New Yorker art critic Peter Schjeldahl put a few noses out of joint in a recent visit to Chicago. Addressing a gathering in the Windy City's Museum of Contemporary Art, Schjeldahl laid out a theory of "transmitter" and "receptor" cities, and placed Chicago firmly in the later category.
Chicago, he declared, is "a place that has always sent talented artists and creative types out - a net exporter of talent." New York, Los Angeles, and London, per Schjeldahl, are transmitter cities, while cities whose talents migrate elsewhere - Chicago, Boston, and the like - end up being receptors.
(Schjeldahl was apparently unaware of the grand tradition of New Yorker critics trashing Chicago, e.g. A. J. Liebling's vituperative, three-part put-down of the "Second City" in 1952, which is still in print.)
I will let Chicago fight its own battles. Schjeldahl agreed with me that, architecturally, it may well be America's First City. "It's much better than New York, you can actually put up good buildings there," he said. As for "creative types" emigrating from Chicago, well, yes and no. Who has done more for American letters in the past 20 years, Oprah Winfrey or Ann Godoff, a superfamous New York editor you've never heard of? I'm with Oprah.

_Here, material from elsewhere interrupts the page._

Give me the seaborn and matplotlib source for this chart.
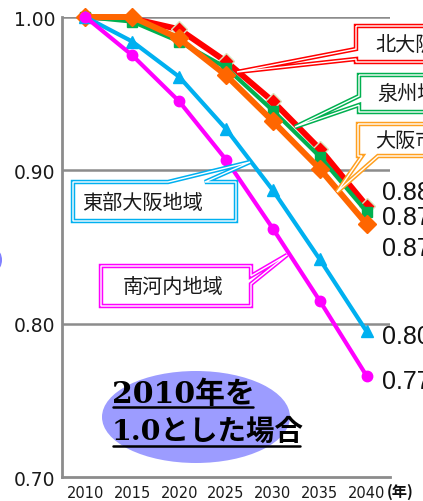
import matplotlib as mpl
import matplotlib.pyplot as plt
from matplotlib.patches import Polygon, Ellipse
import numpy as np
import pandas as pd
import seaborn as sns

# data (2010 = 1.0)
years = [2010, 2015, 2020, 2025, 2030, 2035, 2040]
kita_osaka = [1.000, 0.999, 0.992, 0.971, 0.945, 0.914, 0.877]
senshu = [1.000, 0.997, 0.984, 0.967, 0.939, 0.909, 0.873]
osaka_city = [1.000, 1.000, 0.986, 0.962, 0.932, 0.901, 0.865]
tobu_osaka = [1.000, 0.984, 0.961, 0.927, 0.887, 0.842, 0.795]
minami_kawachi = [1.000, 0.975, 0.945, 0.907, 0.862, 0.815, 0.766]
end_labels = ["0.88", "0.87", "0.87", "0.80", "0.77"]
yticks = [0.70, 0.80, 0.90, 1.00]

W, H = 423, 502

sns.set_style("white")
plt.rcParams['font.family'] = ['DejaVu Sans', 'Noto Sans CJK JP']
JP = ['Noto Sans CJK JP', 'DejaVu Sans']

fig = plt.figure(figsize=(W / 100, H / 100), dpi=100)
ax = fig.add_axes([62 / W, 1 - 478 / H, (390 - 62) / W, (478 - 18) / H])

grey = '#8c8c8c'
series = [
    (kita_osaka, '#ff0000', 'D', 8, 4.3, '#d8e4bc'),
    (senshu, '#00b050', 's', 7, 3.0, '#00b050'),
    (osaka_city, '#ff6600', 'D', 9, 4.3, '#ff6600'),
    (tobu_osaka, '#00b0f0', '^', 9, 3.0, '#00b0f0'),
    (minami_kawachi, '#ff00ff', 'o', 7.5, 3.0, '#ff00ff'),
]
for i, (vals, col, mk, ms, lw, mec) in enumerate(series):
    sns.lineplot(x=years, y=vals, ax=ax, color=col, marker=mk, markersize=ms,
                 linewidth=lw, markeredgecolor=mec, markeredgewidth=1,
                 clip_on=False, zorder=3 + i)

ax.set_xlim(2007.5, 2042.5)
ax.set_ylim(0.70, 1.00)
ax.set_yticks(yticks)
ax.set_yticklabels([f"{v:.2f}" for v in yticks], fontsize=13.5, color='#1a1a1a')
ax.set_xticks(years)
ax.set_xticklabels([str(y) for y in years], fontsize=10.5, color='#1a1a1a')
ax.set_xticks(np.arange(2012.5, 2043, 5), minor=True)
ax.tick_params(axis='y', length=0, pad=5)
ax.tick_params(axis='x', which='major', length=0, pad=6)
ax.tick_params(axis='x', which='minor', length=5, width=1.5, direction='in', color=grey)
for y in [0.80, 0.90, 1.00]:
    ax.axhline(y, color=grey, lw=1.8, zorder=1)
for s in ['top', 'right']:
    ax.spines[s].set_visible(False)
for s in ['left', 'bottom']:
    ax.spines[s].set_color(grey)
    ax.spines[s].set_linewidth(2)
ax.set_xlabel('')
ax.set_ylabel('')

# overlay in pixel coordinates for the annotations
ov = fig.add_axes([0, 0, 1, 1], zorder=10)
ov.set_xlim(0, W)
ov.set_ylim(H, 0)
ov.axis('off')
ov.patch.set_alpha(0)

# value labels at the right (cut by the figure edge, as in the reference)
for txt, yy in zip(end_labels, [193, 218, 249, 337, 382]):
    ov.text(382, yy, txt, fontsize=18, family='Liberation Sans', color='#111111',
            va='center', ha='left')
ov.text(387, 492, '(年)', fontsize=11, fontweight='bold', family=JP,
        va='center', ha='left', color='#111111')


def callout(verts, color, label, tx, ty):
    ov.add_patch(Polygon(verts, closed=True, fc='white', ec=color, lw=3.2,
                         joinstyle='miter', clip_on=False))
    ov.add_patch(Polygon(verts, closed=True, fill=False, ec='white', lw=1.0,
                         joinstyle='miter', clip_on=False))
    ov.text(tx, ty, label, fontsize=14.5, family=JP, color='#1a1a1a',
            va='center', ha='left')


callout([(356, 27), (445, 27), (445, 63), (356, 63), (356, 60), (237, 73), (356, 50)],
        '#ff0000', '北大阪地域', 375, 45)
callout([(359, 76), (445, 76), (445, 113), (359, 113), (359, 106), (295, 128), (359, 97)],
        '#00b050', '泉州地域', 377, 95)
callout([(358, 125), (445, 125), (445, 157), (378, 157), (337, 193), (362, 157), (358, 157)],
        '#ffa020', '大阪市域', 375, 141)
callout([(73, 183), (168, 183), (250, 163), (205, 183), (236, 183), (236, 222), (73, 222)],
        '#00b0f0', '東部大阪地域', 82, 203)
callout([(101, 267), (251, 267), (251, 277), (287, 256), (251, 285), (251, 307), (101, 307)],
        '#ff00ff', '南河内地域', 123, 287)

# lavender ellipse with the note
ov.add_patch(Ellipse((196, 418), 188, 92, fc='#9c9cff', ec='none'))
ov.add_patch(Ellipse((-4, 261), 12, 20, fc='#8080ff', ec='none', clip_on=False))
note_font = ['DejaVu Serif', 'Noto Sans CJK JP']
ov.text(112, 395, '2010年を', fontsize=21.5, fontweight='bold', family=note_font,
        va='center', ha='left', color='black')
ov.text(112, 432, '1.0とした場合', fontsize=20.5, fontweight='bold', family=note_font,
        va='center', ha='left', color='black')
ov.plot([113, 253], [408, 408], color='black', lw=1.8)
ov.plot([113, 300], [447, 447], color='black', lw=1.8)

fig.savefig('out.png', dpi=100)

And, with the possible exception of the Roman arch and the invention of hi-def TV, Chicago gave mankind the greatest gift of all: the atom bomb.

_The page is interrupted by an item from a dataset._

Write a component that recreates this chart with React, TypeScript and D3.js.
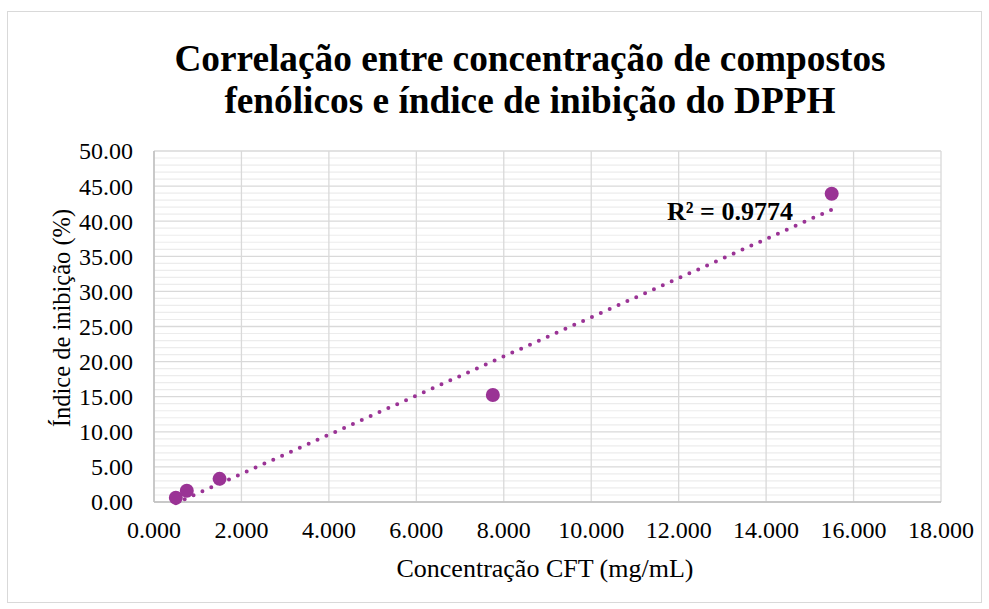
import React from "react";
import * as d3 from "d3";

const concentrations = [0.5, 0.75, 1.5, 7.75, 15.5];
const inhibition = [0.6, 1.6, 3.3, 15.25, 43.9];
const xTicks = [0, 2, 4, 6, 8, 10, 12, 14, 16, 18];
const yTicks = [0, 5, 10, 15, 20, 25, 30, 35, 40, 45, 50];
const titleLines = ["Correlação entre concentração de compostos", "fenólicos e índice de inibição do DPPH"];
const xTitle = "Concentração CFT (mg/mL)";
const yTitle = "Índice de inibição (%)";

const W = 989, H = 609;
const M = { left: 154, right: 941, top: 151, bottom: 502 };
const COLOR = "#9a3395";
const FONT = "'Liberation Serif', 'Times New Roman', serif";

export default function App() {
  const x = d3.scaleLinear().domain([0, 18]).range([M.left, M.right]);
  const y = d3.scaleLinear().domain([0, 50]).range([M.bottom, M.top]);
  const minorY = d3.range(0, 51, 1).filter((v) => v % 5 !== 0);

  // linear regression trendline
  const n = concentrations.length;
  const mx = d3.mean(concentrations)!;
  const my = d3.mean(inhibition)!;
  let sxy = 0, sxx = 0, syy = 0;
  for (let i = 0; i < n; i++) {
    sxy += (concentrations[i] - mx) * (inhibition[i] - my);
    sxx += (concentrations[i] - mx) ** 2;
    syy += (inhibition[i] - my) ** 2;
  }
  const slope = sxy / sxx;
  const intercept = my - slope * mx;
  const r2 = (sxy * sxy) / (sxx * syy);
  const x0 = d3.min(concentrations)!;
  const x1 = d3.max(concentrations)!;
  const line = d3.line<number>().x((d) => x(d)).y((d) => y(slope * d + intercept));

  return (
    <svg width={W} height={H} style={{ position: "absolute", left: 0, top: 0, background: "#fff" }}>
      <rect x={7.5} y={11.5} width={974} height={591} fill="#fff" stroke="#d9d9d9" strokeWidth={1} />
      {minorY.map((v) => (
        <line key={"m" + v} x1={M.left} x2={M.right} y1={y(v)} y2={y(v)} stroke="#ececec" strokeWidth={1.2} />
      ))}
      {yTicks.map((v) => (
        <line key={"y" + v} x1={M.left} x2={M.right} y1={y(v)} y2={y(v)} stroke="#d9d9d9" strokeWidth={1.3} />
      ))}
      {xTicks.map((v) => (
        <line key={"x" + v} x1={x(v)} x2={x(v)} y1={M.top} y2={M.bottom} stroke="#d9d9d9" strokeWidth={1.3} />
      ))}
      <line x1={M.left} x2={M.left} y1={M.top} y2={M.bottom} stroke="#bfbfbf" strokeWidth={1.5} />
      <line x1={M.left} x2={M.right} y1={M.bottom} y2={M.bottom} stroke="#bfbfbf" strokeWidth={1.5} />
      {yTicks.map((v) => (
        <text key={"yl" + v} x={M.left - 21} y={y(v)} dy="0.35em" textAnchor="end" fontFamily={FONT} fontSize={24} fill="#000">
          {v.toFixed(2)}
        </text>
      ))}
      {xTicks.map((v) => (
        <text key={"xl" + v} x={x(v)} y={M.bottom + 36} textAnchor="middle" fontFamily={FONT} fontSize={24} fill="#000">
          {v.toFixed(3)}
        </text>
      ))}
      <path d={line([x0, x1]) || ""} fill="none" stroke={COLOR} strokeWidth={4} strokeDasharray="0 9.7" strokeLinecap="round" />
      {concentrations.map((c, i) => (
        <circle key={"p" + i} cx={x(c)} cy={y(inhibition[i])} r={7} fill={COLOR} />
      ))}
      <text x={667} y={220} fontFamily={FONT} fontSize={26} fontWeight="bold" fill="#000">
        R² = {r2.toFixed(4)}
      </text>
      {titleLines.map((t, i) => (
        <text key={"t" + i} x={530} y={71 + i * 42} textAnchor="middle" fontFamily={FONT} fontSize={37.3} fontWeight="bold" fill="#000">
          {t}
        </text>
      ))}
      <text x={545} y={577} textAnchor="middle" fontFamily={FONT} fontSize={26} fill="#000">
        {xTitle}
      </text>
      <text transform={`translate(70,318) rotate(-90)`} textAnchor="middle" fontFamily={FONT} fontSize={24.5} fill="#000">
        {yTitle}
      </text>
    </svg>
  );
}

It is beyond ironical that a Boston writer should tee off on the theme of transmitting versus receiving cities. If there is one place where the terms of trade in almost every field have radically shifted, it's here. Two hundred years ago, Boston dominated American commercial and political life. Now, like the mummified remains of the Egyptian pharaohs, the artifacts of our bygone triumphs clutter up museums, like the Peabody Essex, or adorn musty, unread memoirs, like "The Education of Henry Adams." Who he?
As recently as a hundred years ago - only a Bostonian could write that sentence - Boston lorded over American culture. I have in front of me a book published in 1966, Martin Green's "The Problem of Boston," which argues that Boston was too influential, and had a negative, lasting impact on American letters. As if.
So who is transmitting, and who is just fiddling with the dial? Schjeldahl is right about the dominance of New York and Los Angeles, and not just in the faux, creepy, money-saturated world of "art." Whatever the "media" is - a nightmarish hurricane of television, movies, fashion, gossip, information about faraway torture chambers and even the language that we speak, i.e. Borat's "not so much" - it is emanating from the cultural capitals of the two coasts.
Commerce and power? I'd locate commerce in lots of different places: New York, Chicago, Houston, Atlanta, Silicon Valley, Los Angeles, Frankfurt, Dubai; wherever The Economist can reliably sell out on the newsstand. Almost everywhere but here. Power? I would make the case for my hometown, the oft-maligned and unlivable Washington, D.C. There's a reason that latter-day Elmer Gantrys like Mitt Romney and Mike Huckabee want to move there. You can get a lot done, despite what they say in the newspapers.
So what about us? Our collective losses have launched a thousand newspaper columns. The Bank of Boston, which once ruled Hollywood and toppled Central American governments with the flick of a finger, no longer exists. The Northeast mob, our great department stores, wonderful publishing houses - they have all disappeared or relocated, as Boston has become Branch Office City. Even the US Open squash tournament slinked out of town in the dead of night! Can you imagine!
What's left? We still have some excellent universities, one of the world's best symphonies, and good medical care for foreign potentates suffering from inconvenient blockages. On a less wholesome note, we have become the nation's capital for cloying, sports-fan homer-dom, a symptom of our collective insecurity.
We might do better to celebrate our occasional civic triumphs with a becoming modesty, as we are becoming a place that has more and more to be modest about.